Suffice it to say, it failed. When you think about it, no any other fate could have arisen. The weight all these VH1-dubbed retro-artifactual people working in tandem like this had to have crushed it. Were it to succeed, it understood all too well the kind of scrutiny it would be under from peering hipsters twenty-odd years in the future, searching relentlessly for underground reserves of pop culture to mine. This is such stuff as Urban Outfitters is made on, and its little life is rounded with a sleep. (Urban Outfitters is also made of drywall and Puma shoes)
And who could deal with that? I mean, Pryor was tough. He ran around on fire. He grew up in his grandmother's brothel. But when it comes to the collective analysis of the occasionally-clever-but-ultimately-just-slightly-too-vacuous Klosterman-style culture pundit types (with whom I'd be myopic and hypocritical not to admit I sometimes fear I share too many similar traits, but dammit don't we all), who could ever deal with that? I mean, we've seen what it does to Vanilla Ice, and though Pryor's not in the least bit a comparable figure, the psychology's pretty much the same, I'd imagine.

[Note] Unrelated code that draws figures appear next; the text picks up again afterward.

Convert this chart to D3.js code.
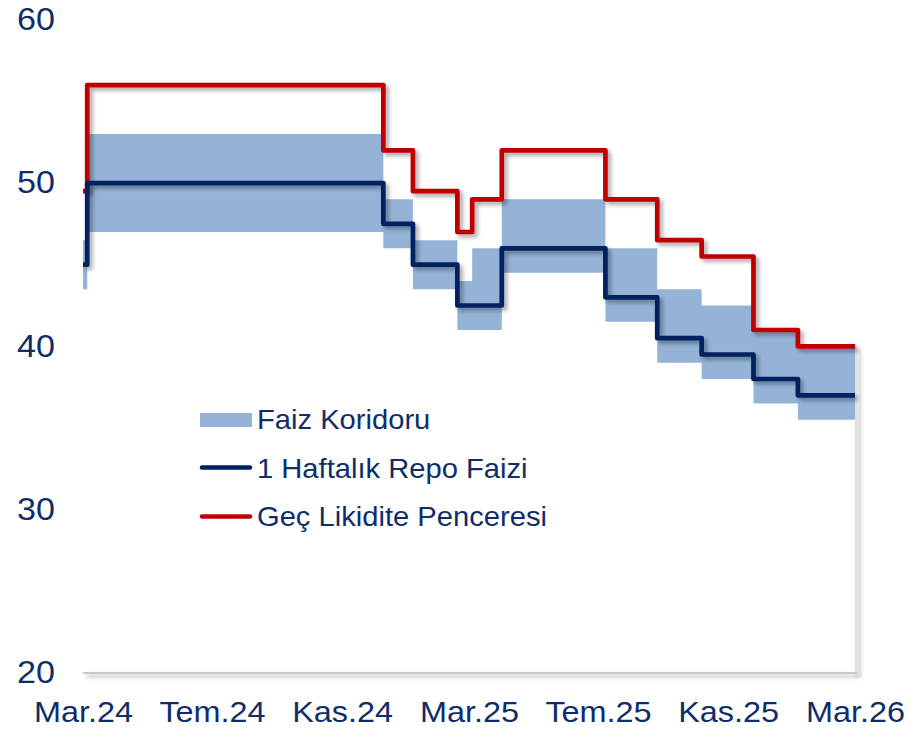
<!DOCTYPE html>
<html>
<head>
<meta charset="utf-8">
<script src="https://cdn.jsdelivr.net/npm/d3@7/dist/d3.min.js"></script>
<style>
  html, body { margin: 0; padding: 0; background: #fff; }
  svg { display: block; }
  text { font-family: "Liberation Sans", Arial, sans-serif; fill: #0F2D69; }
</style>
</head>
<body>
<svg id="chart" width="922" height="729"></svg>
<script>
// ---- data ----
const changeDates = ["2024-03-17","2024-03-21","2024-12-26","2025-01-23","2025-03-06","2025-03-20","2025-04-17","2025-07-24","2025-09-11","2025-10-23","2025-12-11","2026-01-22","2026-03-17"];
const repoRate   = [45, 50, 47.5, 45, 42.5, 42.5, 46, 43, 40.5, 39.5, 38, 37, 37];
const corridorLo = [43.5, 47, 46, 43.5, 41, 41, 44.5, 41.5, 39, 38, 36.5, 35.5, 35.5];
const corridorHi = [46.5, 53, 49, 46.5, 44, 46, 49, 46, 43.5, 42.5, 41, 40, 40];
const lateWindow = [49.5, 56, 52, 49.5, 47, 49, 52, 49, 46.5, 45.5, 41, 40, 40];
const yTicks = [20, 30, 40, 50, 60];
const xTickLabels = ["Mar.24", "Tem.24", "Kas.24", "Mar.25", "Tem.25", "Kas.25", "Mar.26"];
const legendLabels = ["Faiz Koridoru", "1 Haftalık Repo Faizi", "Geç Likidite Penceresi"];

(function () {
const parse = d3.timeParse("%Y-%m-%d");
const rows = changeDates.map((d, i) => ({
  date: parse(d), repo: repoRate[i], lo: corridorLo[i], hi: corridorHi[i], llw: lateWindow[i]
}));

const svg = d3.select("#chart");
const pLeft = 83, pRight = 855, pTop = 19.7, pBottom = 673;

const x = d3.scaleTime()
  .domain([rows[0].date, rows[rows.length - 1].date])
  .range([pLeft, pRight]);
const y = d3.scaleLinear().domain([20, 60]).range([pBottom, pTop]);

const defs = svg.append("defs");
const f = defs.append("filter").attr("id", "shadow")
  .attr("filterUnits", "userSpaceOnUse")
  .attr("x", 0).attr("y", 0).attr("width", 922).attr("height", 729);
f.append("feDropShadow").attr("dx", 3).attr("dy", 3).attr("stdDeviation", 2)
  .attr("flood-color", "#000").attr("flood-opacity", 0.35);

// right edge line of the plot
const last = rows[rows.length - 1];
svg.append("line")
  .attr("x1", x(last.date) + 1).attr("x2", x(last.date) + 1)
  .attr("y1", y(last.hi)).attr("y2", pBottom)
  .attr("stroke", "#E0E0E0").attr("stroke-width", 2).attr("filter", "url(#shadow)");

// corridor band
const area = d3.area()
  .x(d => x(d.date)).y0(d => y(d.lo)).y1(d => y(d.hi))
  .curve(d3.curveStepAfter);
svg.append("path").datum(rows).attr("d", area).attr("fill", "#95B3D7");

// x axis line
svg.append("line")
  .attr("x1", pLeft).attr("x2", pRight + 2).attr("y1", pBottom).attr("y2", pBottom)
  .attr("stroke", "#C8C8C8").attr("stroke-width", 2).attr("filter", "url(#shadow)");

// lines
const lineOf = key => d3.line().x(d => x(d.date)).y(d => y(d[key])).curve(d3.curveStepAfter);
svg.append("path").datum(rows).attr("d", lineOf("llw"))
  .attr("fill", "none").attr("stroke", "#C00000").attr("stroke-width", 4.7)
  .attr("stroke-linejoin", "round").attr("filter", "url(#shadow)");
svg.append("path").datum(rows).attr("d", lineOf("repo"))
  .attr("fill", "none").attr("stroke", "#002060").attr("stroke-width", 4.7)
  .attr("stroke-linejoin", "round").attr("filter", "url(#shadow)");

// y axis labels
const yAxis = d3.axisLeft(y).tickValues(yTicks).tickSize(0).tickPadding(0).tickFormat(d3.format("d"));
const gy = svg.append("g").attr("transform", "translate(55,0)").call(yAxis);
gy.select(".domain").remove();
gy.selectAll("text").attr("font-size", 31).attr("x", 0).attr("dy", "0.32em")
  .attr("transform", "scale(1.1,1)")
  .style("font-family", "'Liberation Sans', Arial, sans-serif").attr("fill", "#0F2D69");

// x axis labels
const xTicks = d3.range(0, 7).map(i => d3.timeMonth.offset(rows[0].date, i * 4));
const xAxis = d3.axisBottom(x).tickValues(xTicks).tickSize(0).tickPadding(0)
  .tickFormat((d, i) => xTickLabels[i]);
const gx = svg.append("g").attr("transform", `translate(0,${pBottom})`).call(xAxis);
gx.select(".domain").remove();
gx.selectAll("text").attr("font-size", 30).attr("y", 49).attr("dy", 0)
  .attr("transform", "scale(1.08,1)")
  .style("font-family", "'Liberation Sans', Arial, sans-serif").attr("fill", "#0F2D69");

// legend
const lg = svg.append("g");
lg.append("rect").attr("x", 200).attr("y", 413).attr("width", 52).attr("height", 14).attr("fill", "#95B3D7");
lg.append("line").attr("x1", 202).attr("x2", 250).attr("y1", 467.5).attr("y2", 467.5)
  .attr("stroke", "#002060").attr("stroke-width", 4.5).attr("stroke-linecap", "round");
lg.append("line").attr("x1", 202).attr("x2", 250).attr("y1", 516.5).attr("y2", 516.5)
  .attr("stroke", "#C00000").attr("stroke-width", 4.5).attr("stroke-linecap", "round");
const ly = [429, 478, 526];
legendLabels.forEach((t, i) => {
  lg.append("text").attr("transform", `translate(257,${ly[i]}) scale(1.06,1)`)
    .attr("font-size", 27.5).text(t);
});
})();
</script>
</body>
</html>
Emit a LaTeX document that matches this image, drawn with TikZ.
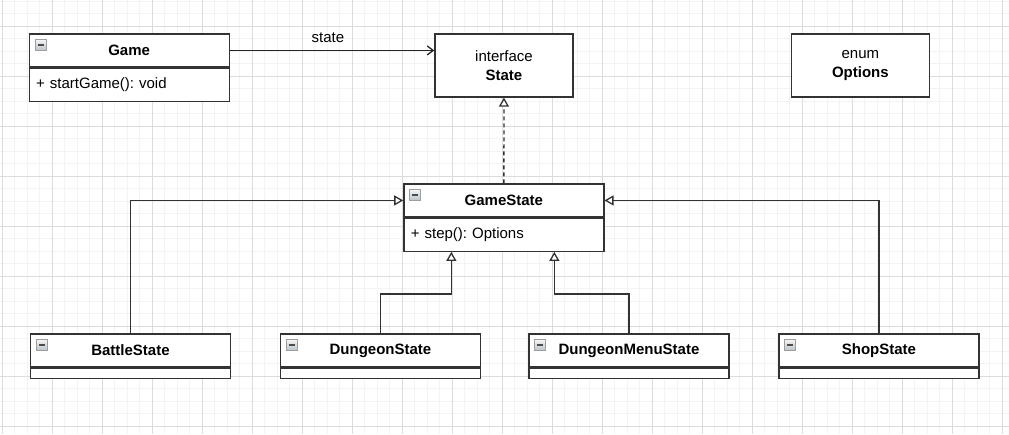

On another note, though, I think it's kinda unfair to look at this outside of the context of being an actual kid that could've watched the show. If I'd been the proper age at the time, this all would've amounted to nothing. Absolutely nothing. For example, I was in the Shining Time Station's intended viewership, and to be honest, George Carlin replacing Ringo as the little conductor man meant nearly nothing to me until I was reminded of how strange all of that was in retrospect--Carlin, Ringo, repackaging British television, Frenchy from Grease, why Schemer wasn't just banned from the premises for chrissakes, the circle eyes silently expressing all emotions, the scary jukebox puppet band that took the nickels, the eerily stilted kids' dialogue, the lite-rock theme song--a few months back when I came across episodes on YouTube.
I guess childhood's being catalogued these days like it hasn't really before. A lot of older people say this kind of stuff and think they're really clever for it, so it's hard for me to realize it, but it's kinda true. If I want to relive the 3-2-1 Contact theme song, something with which I should be just barely familiar (and with which I probably wouldn't have been familiar had by brother not been 5 1/2 years older), I can. Easily. From 1980, 1983, and 1987, when the numbers look a lot less cool for being done on a better computer. That other people, my dad included, have lived through a time not only when this kind of access was totally unfathomable, but when there really wasn't much of a children's media to begin with is pretty mind-boggling.
If my dad wanted to look back at his childhood, he'd have Little Orphan Annie decoder rings. When I'm older, I'll have collaborative deconstructions of Ghostwriter episodes.
And I don't know what that means for us. But I know it's stupid to fear it.